Votre Vu also stays actively involved with its brand ambassadors, holding an annual summit meeting and sending its field team around the U.S. constantly. “Every week they travel all around the country, holding meetings, talking to our brand ambassadors, doing training,” says Brodette. “We’re getting feedback constantly, and our ambassadors are always telling us what they love and what they want from the line.”

Such feedback helped the company develop a few ambassador-direct components, such as their own section of the Votre Vu website, which includes brand updates and selling tips, as well as a personal shopper program. All of it helps reinforce the background of Votre Vu—a fun, quality product that connects people. Of the company’s marketing strategy, Zimmerman says, “Our primary strategy is, through our reps, just educating customers on our message and on our products. We even use a lot of Facebook, Twitter—more social media.”

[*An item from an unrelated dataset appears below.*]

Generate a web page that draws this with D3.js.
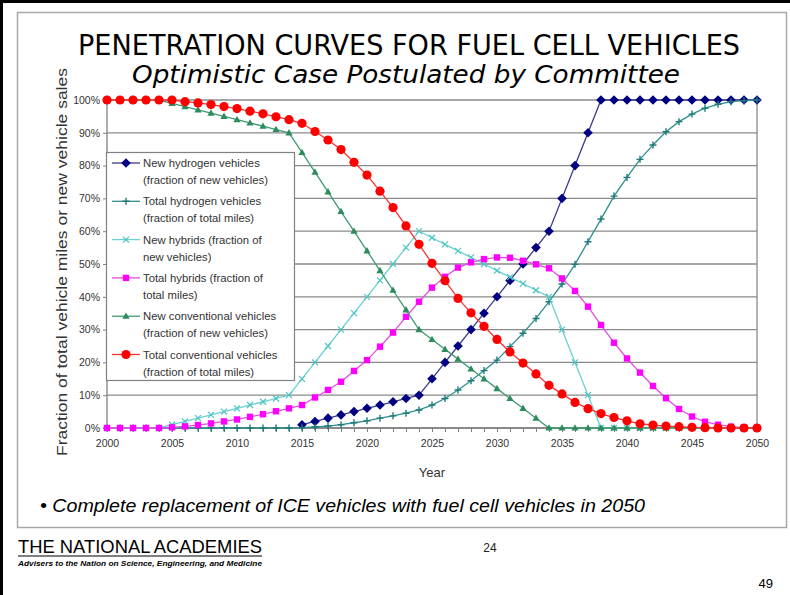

“For direct selling, it’s all word-of-mouth,” he continues. “I still believe in a grassroots style.” That marketing has led to recognition in publications such as Redbook and Allure and has garnered celebrity fans such as Marisa Tomei and Lisa Rinna.

The Road Ahead

Keeping growth in mind is always a goal at Votre Vu, as well. “We had a strong first year and are on track to keep growing this year, but I still have a goal of this company hitting $100 million within five years, and I’m not stopping there,” says Zimmerman. “We’re thinking big here, but we want to do it with integrity and class and style. We don’t just want to be a flash in the pan. We want to build a really good, solid foundation of a brand you can trust.”

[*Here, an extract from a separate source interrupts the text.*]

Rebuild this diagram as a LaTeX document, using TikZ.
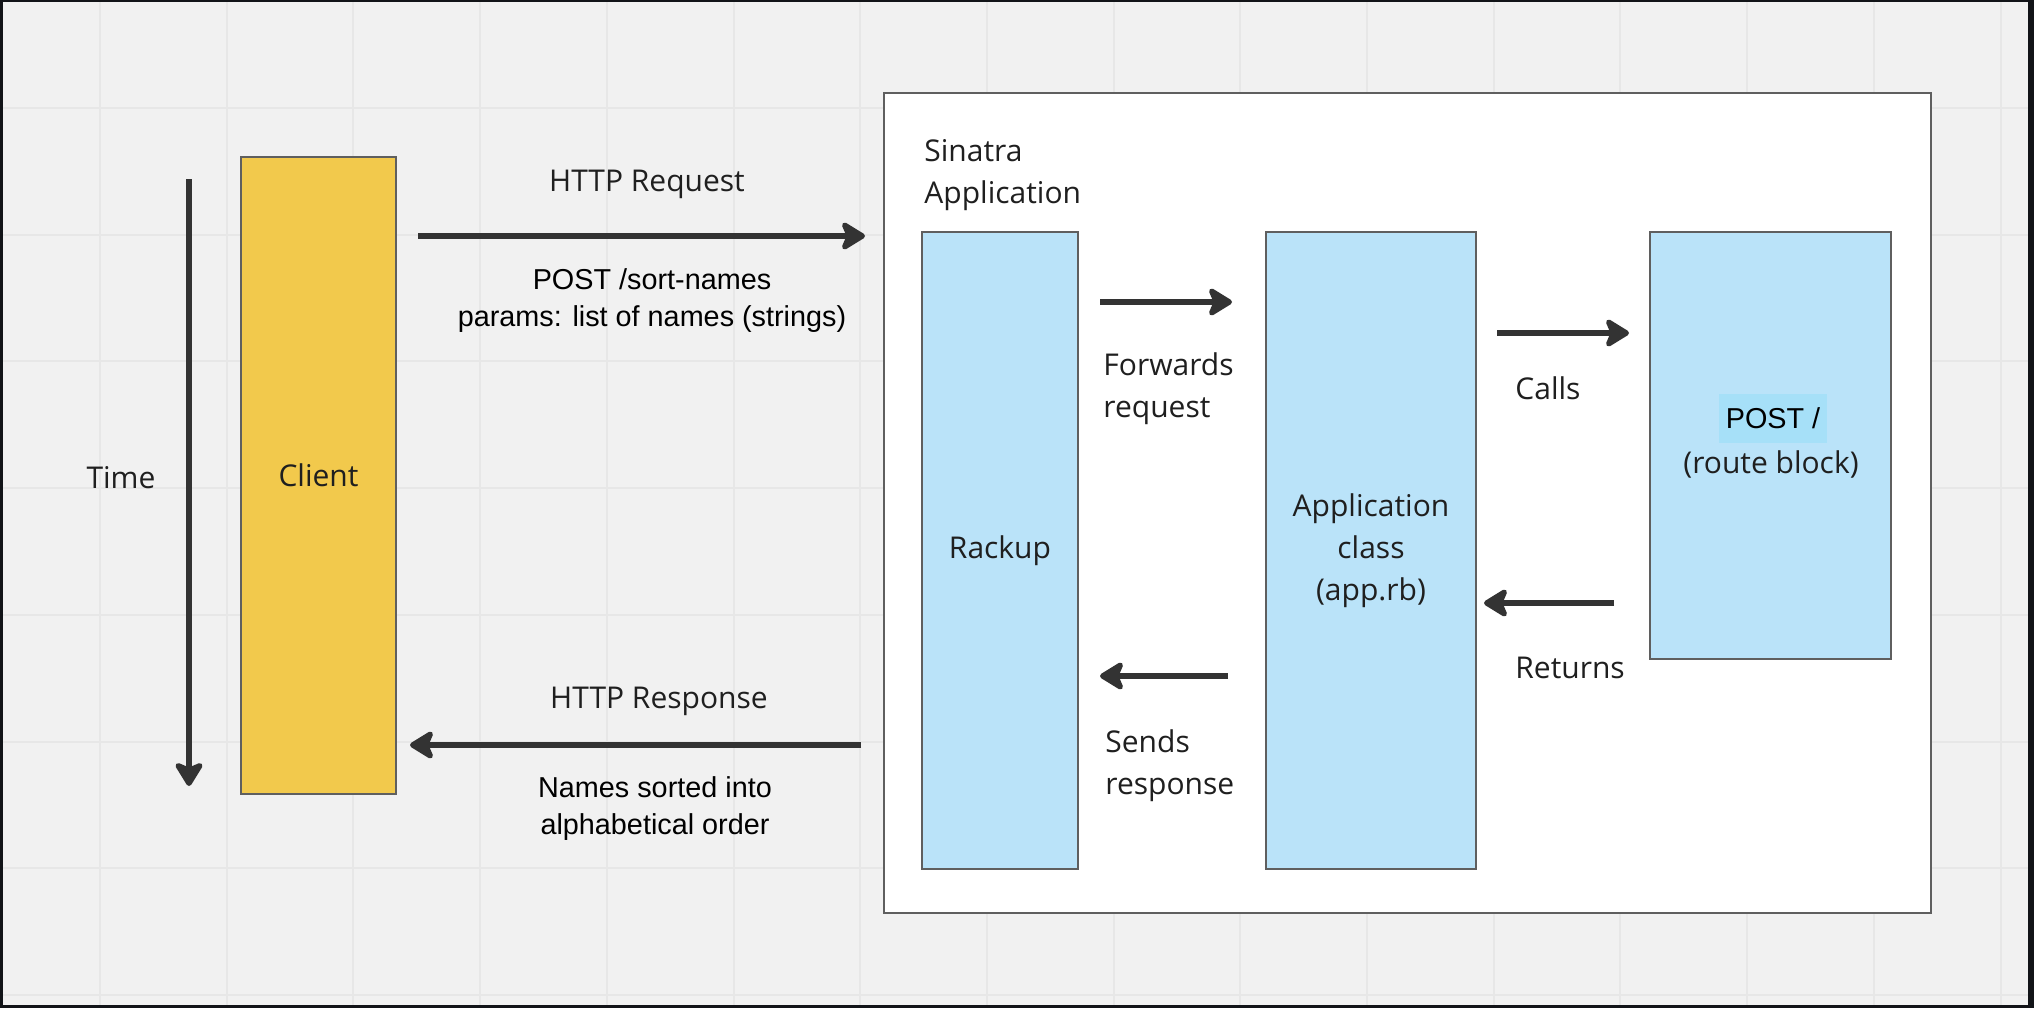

Zimmerman’s goal for Votre Vu is to grow the company into a beauty brand that is revered and trusted globally. While strengthening its position domestically, the company has begun researching the international market, South America in particular. It also plans to continue to grow its product line in a wellness-centered direction, with the launch of the Snapdragon beauty drink a deliberate link to the wellness world.

Overall, however, the company looks to maintain and strengthen its presence while also keeping its core values in mind. And with values of quality, fun, dedicated customer service and industry involvement, Votre Vu seems to be on track for a bright future.